In Nigeria’s current eco-system, though data hosting has improved significantly in the last 5 years, a sizeable number of the country’s data is currently being hosted abroad. This is clearly a cause of concern as it encourages forex outflow from already strained reserves and poses potential security issues, as data hosted offshore remains subject to the laws of the country in which it is stored. Localising data hosting is critical for security, and safety because it ensures that company and government information is domiciled in country rather than leaving sensitive data within the purview of foreign organisations and governments.
In recent years, Nigerian businesses have benefitted from the rise of locally based state of the art Tier III data centres such as MainOne-MDXi, Rackcenter, and MTN. These colocation facilities provide enterprise-grade multi-level security and video surveillance, carrier grade connectivity, precision cooling, safety and fire suppression systems.
A crucial benefit of these colocation data centres, especially for government agencies and multi-branch organisations is the ability to enable disaster recovery and business continuity seamlessly.

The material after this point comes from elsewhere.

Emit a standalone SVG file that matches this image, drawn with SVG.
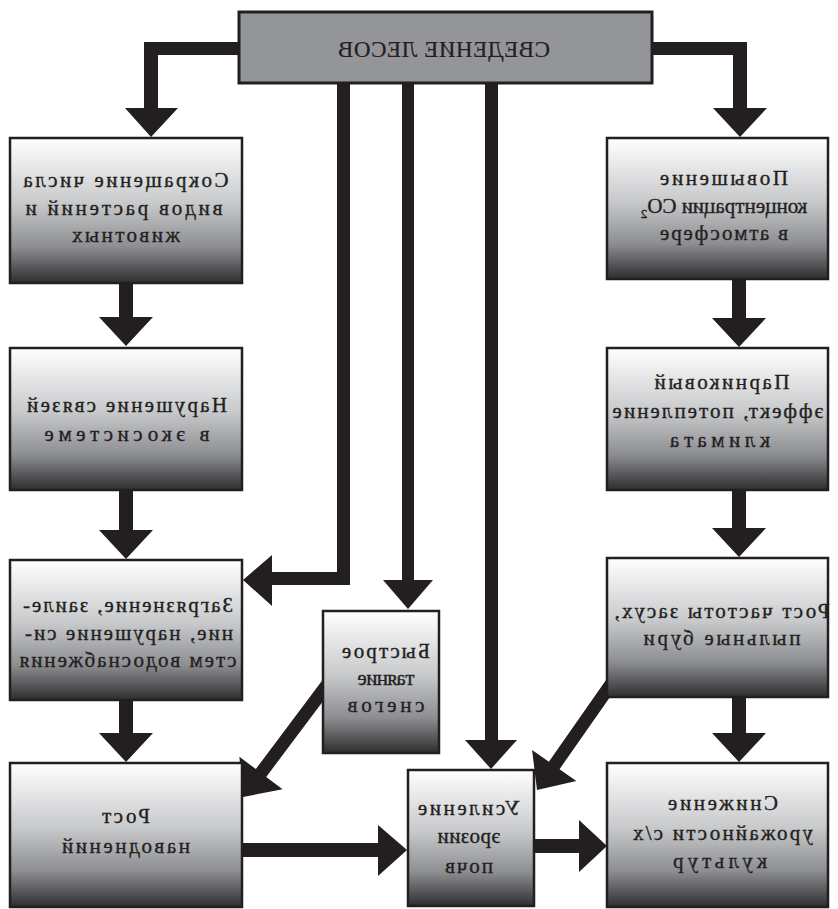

This is as a result of multiple redundancies built into the power, cooling and security infrastructure of these data centres which ensure operations remain uninterrupted even in the midst of unplanned outages. In a country where uninterrupted power supply is a luxury, and businesses are susceptible to diverse power related failures, system down times and a myriad of other interruptions, local data centre support means they do not have to break the bank to access the high availability required for operations in today’s digital economy.
Just as Nigerians are required to keep foreign reserves and currencies within the shores of the country in order to ensure growth of local banks and ecosystems as opposed to currency manipulations when large currencies are kept offshore, so will the country and the local ecosystem benefit from localisation of data. This is because, it means secure banks and government data are kept by Nigerians and manipulation or foreign interreferences is at a minimum.

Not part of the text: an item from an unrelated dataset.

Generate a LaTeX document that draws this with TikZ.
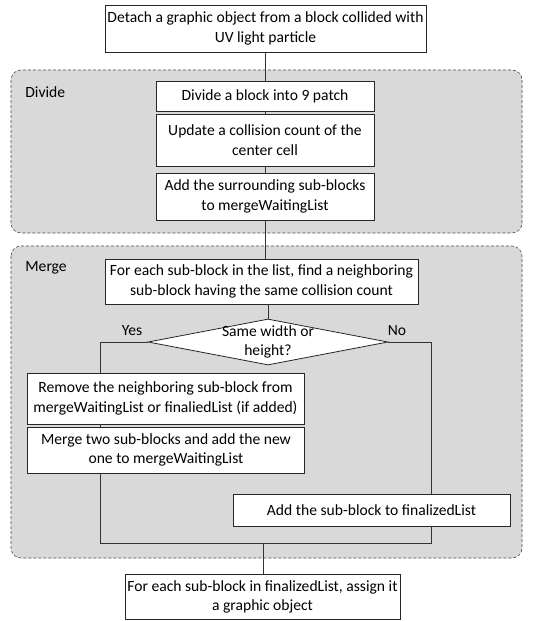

It is important to note that, ICT has a substantial impact on both GDP and employment across Sub-Saharan Africa and throughout Nigeria. According to the Nigerian Bureau of Statistics 2018, The ICT Sector’s 12.4% contribution to the National GDP reflects a 9.5% growth rate from the previous year, demonstrating substantial growth despite broader economic slowdown. The sector which includes the growth of local data centres and hosting sites, created an estimated 2.5 million jobs over a 10-year period from 2004 – 2014. It is critical for this GDP growth and job creation to be reflected within Nigeria and not generated by Nigerians for foreign Governments via outsourcing of data to offshore data centres.
According to the World Bank report in 2018, “Billions of people are connected by mobile devices, with unprecedented processing power, storage capacity, and access to knowledge, foreshadowing stunning possibilities.” This underscores the amount of data being consumed worldwide by the masses at any given time, alluding to potential latency problems. Most especially when the data is being affected by geographic limitations in the form of high latency. Nigerian businesses embracing local data centres now have access to significant improvements in latency in the sub 20millisecond range as opposed to the 100+millisecond range in previous years. This translates to better customer experiences for end users and ensures that the limitations previously experienced on latency sensitive applications are significantly reduced or eliminated.
At the end of the day, it is imperative that businesses, government departments and agencies should be encouraged to take advantage of the robust, world class, state of the art data hosting infrastructure which already exists in Nigeria. This would enable local businesses and government participate in the various benefits alluded to in the foregoing, as well as encourage the growth of the local data centre environment and associated ICT ecosystem.